Gandhi’s views on materialism:
- Gandhi proposed Gram Swaraj i.e. self-sufficient but inter-linked village republics with decentralised small-scale economic structure and participatory democracy.
- Dr E F Schumacher, famous economist (author of “Small is Beautiful”) in 1973, described Gandhi as the greatest ‘People’s Economist.’
- He identified the five main pillars of Gandhian economic thinking.
- Nonviolent
- Simple
- Small
- Capital Saving
- Rural Based (Self Reliant and Employment-Orientated)
- Referring to his book ‘Small is Beautiful’, Schumacher had said that when Gandhi talked about ‘Not mass production but production by masses,’ or ‘production and consumption must be reunited,’ he was talking the language of Small is Beautiful.
- Reuniting production and consumption units was only possible if production units were small and it would be easy to manage and adaptable to local conditions.
- This would lead to the minimisation of transport which reduces the cost.
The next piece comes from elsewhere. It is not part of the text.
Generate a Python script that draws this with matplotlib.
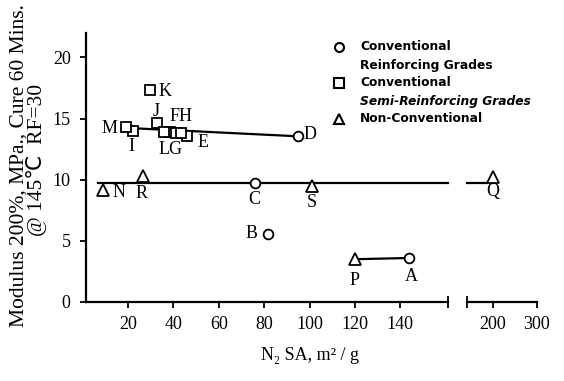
import matplotlib
matplotlib.use("Agg")
import matplotlib.pyplot as plt
from matplotlib.lines import Line2D

W, H = 564, 381

# Conventional reinforcing grades (circles)
reinf_labels = ["A", "B", "C", "D"]
reinf_x = [144, 81.5, 76, 95]
reinf_y = [3.6, 5.6, 9.75, 13.6]

# Conventional semi-reinforcing grades (squares)
semi_labels = ["E", "F", "G", "H", "I", "J", "K", "L", "M"]
semi_x = [46, 38.5, 41, 43.5, 22, 32.7, 29.5, 36, 19]
semi_y = [13.6, 13.9, 13.8, 13.8, 14.0, 14.6, 17.3, 13.9, 14.3]

# Non-conventional (triangles); Q sits on the broken segment of the axis
nonconv_labels = ["N", "P", "R", "S", "Q"]
nonconv_x = [9, 120, 26.5, 101, 200]
nonconv_y = [9.2, 3.5, 10.3, 9.5, 10.2]

# Trend lines
upper_x = [18, 95]
upper_y = [14.25, 13.55]
mid_y = 9.75
mid_x_main = [7, 161]
mid_x_right = [141, 200]
low_x = [120, 144]
low_y = [3.5, 3.6]

xticks_main = [20, 40, 60, 80, 100, 120, 140]
xticks_right = [200, 300]
yticks = [0, 5, 10, 15, 20]

# label offsets (pixels) per point
offsets = {
    "A": (2, -19), "B": (-16, 0), "C": (-1, -17), "D": (12, 1),
    "E": (16, -7), "F": (11, 16), "G": (-5, -16), "H": (0, 0),
    "I": (-1, -16), "J": (-1, 12), "K": (15, -1), "L": (0, 0),
    "M": (-16, -1), "N": (16, -3), "P": (0, -21), "R": (-1, -17),
    "S": (0, -17), "Q": (0, -14),
}

serif = "Liberation Serif"

fig = plt.figure(figsize=(W / 100, H / 100), dpi=100)

def fx(px):
    return px / W

def fy(py):
    return 1 - py / H

ax = fig.add_axes([fx(86), fy(302), fx(448) - fx(86), fy(33) - fy(302)])
ax2 = fig.add_axes([fx(467), fy(302), fx(537) - fx(467), fy(33) - fy(302)])

for a in (ax, ax2):
    a.set_ylim(0, 22)
    a.patch.set_alpha(0)
    for s in ("top", "right"):
        a.spines[s].set_visible(False)
    a.spines["bottom"].set_linewidth(1.6)

ax.set_xlim(1.5, 161)
ax2.set_xlim(141, 300)
ax2.spines["left"].set_visible(False)
ax.spines["left"].set_linewidth(1.6)
ax2.set_yticks([])

ax.set_xticks(xticks_main)
ax.set_yticks(yticks)
ax2.set_xticks(xticks_right)
ax.set_xticks([161], minor=True)
ax2.set_xticks([141], minor=True)
for a in (ax, ax2):
    a.tick_params(which="major", direction="out", length=4, width=1.3,
                  labelsize=13, pad=6)
    a.tick_params(which="minor", direction="inout", length=9, width=1.3)
    for lab in a.get_xticklabels() + a.get_yticklabels():
        lab.set_family(serif)
ax.tick_params(axis="y", pad=7)

mk = dict(color="black", mfc="white", mec="black", mew=1.3, ls="none",
          clip_on=False, zorder=3)

ax.plot(upper_x, upper_y, color="black", lw=1.6, zorder=2)
ax.plot(mid_x_main, [mid_y, mid_y], color="black", lw=1.6, zorder=2, clip_on=False)
ax2.plot(mid_x_right, [mid_y, mid_y], color="black", lw=1.6, zorder=2, clip_on=False)
ax.plot(low_x, low_y, color="black", lw=1.6, zorder=2)

ax.plot(reinf_x, reinf_y, marker="o", ms=7, **mk)
ax.plot(semi_x, semi_y, marker="s", ms=7, **mk)
main_nc = [i for i, v in enumerate(nonconv_x) if v <= 161]
ax.plot([nonconv_x[i] for i in main_nc], [nonconv_y[i] for i in main_nc],
        marker="^", ms=8.5, **mk)
ax2.plot([v for v in nonconv_x if v > 161],
         [nonconv_y[i] for i, v in enumerate(nonconv_x) if v > 161],
         marker="^", ms=8.5, **mk)

def put(a, lab, x, y):
    dx, dy = offsets[lab]
    if lab in ("H", "L"):
        return
    text = lab
    if lab == "F":
        text = "FH"
    elif lab == "G":
        text = "LG"
    a.annotate(text, (x, y), xytext=(dx, dy), textcoords="offset pixels",
               ha="center", va="center", fontsize=13, family=serif,
               annotation_clip=False)

for lab, x, y in zip(reinf_labels, reinf_x, reinf_y):
    put(ax, lab, x, y)
for lab, x, y in zip(semi_labels, semi_x, semi_y):
    put(ax, lab, x, y)
for lab, x, y in zip(nonconv_labels, nonconv_x, nonconv_y):
    put(ax2 if x > 161 else ax, lab, x, y)

# legend, laid out by hand
leg_font = dict(fontsize=8.8, family="DejaVu Sans", fontweight="bold",
                va="center", ha="left")
leg = [("o", 47, ["Conventional", "Reinforcing Grades"], False),
       ("s", 83, ["Conventional", "Semi-Reinforcing Grades"], True),
       ("^", 119, ["Non-Conventional"], False)]
for m, py, lines, ital in leg:
    fig.add_artist(Line2D([fx(339)], [fy(py)], marker=m, ms=6.5 if m != "^" else 7.5,
                          mfc="white", mec="black", mew=1.5, ls="none"))
    for k, t in enumerate(lines):
        style = "italic" if (ital and k == 1) else "normal"
        fig.text(fx(360), fy(py + 18 * k), t, style=style, **leg_font)

fig.text(fx(19), fy(166), "Modulus 200%, MPa., Cure 60 Mins.", rotation=90,
         ha="center", va="center", fontsize=15.5, family=serif)
fig.text(fx(37), fy(160), "@ 145\u2103  RF=30", rotation=90,
         ha="center", va="center", fontsize=15.5, family=[serif, "DejaVu Sans"])
fig.text(fx(310), fy(356), "N\u2082 SA, m\u00b2 / g", ha="center", va="center",
         fontsize=13, family=[serif, "DejaVu Sans"])

fig.savefig("out.png", dpi=100)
- Gandhi quoted ‘Bring work to the people and not people to work’. E.g. Khadi requires decentralization of production and consumption, which in turn should take place as near as possible to the source of production.
- Gandhi’s economic ideals were not about the destruction of all machinery, but a regulation of their excesses.
- Gandhi rejected the claim made by communists and capitalists alike – that improving the material conditions of life is all-important.
- Instead, he argued that all efforts to improve the human condition are bound to fail unless they put dharma above pursuit of arth (wealth) and kama (sensual pleasures)
Gandhian view on need based living:
- Gandhi put forth Sarvodaya concept meaning ‘Universal Uplift’ or ‘Progress of All’.
- His community centred approach towards sustainability emphasized on ‘betterment of human life’ and ‘ensuring fulfilment of basic needs of all human needs’.
- The term was first coined by him as the title of his 1908 translation of John Ruskin’s tract on political economy, “Unto This Last”.
- Mahatma Gandhi was of the firm view that the Earth provides enough to satisfy every man’s needs, but not for every man’s greed.
- In the Sarvodaya society of his dream, every member will be free from any greed for limitless acquisition of material wealth and they will follow the motto of ‘simple living and high thinking’.
- Everyone will get ample opportunity to produce and earn sufficiently through honest work for decent and dignified living.
- In such a society, all wealth, including land, will be assumed as common property to be utilized for the welfare of all.
- If an individual has more than his proportionate portion, he becomes a trustee of the excess wealth for the benefit of the less fortunate members of the society.
- In order to minimize the use of machines in a Sarvodaya society, Gandhi strongly advocated that everyone should do some productive physical work at least to earn his/her daily bread.
- Industry will be conducted on a cottage basis till all the people in the village are gainfully employed.
- The needs of the village will be determined by the people of the village themselves, through Village Council, representative of the whole village.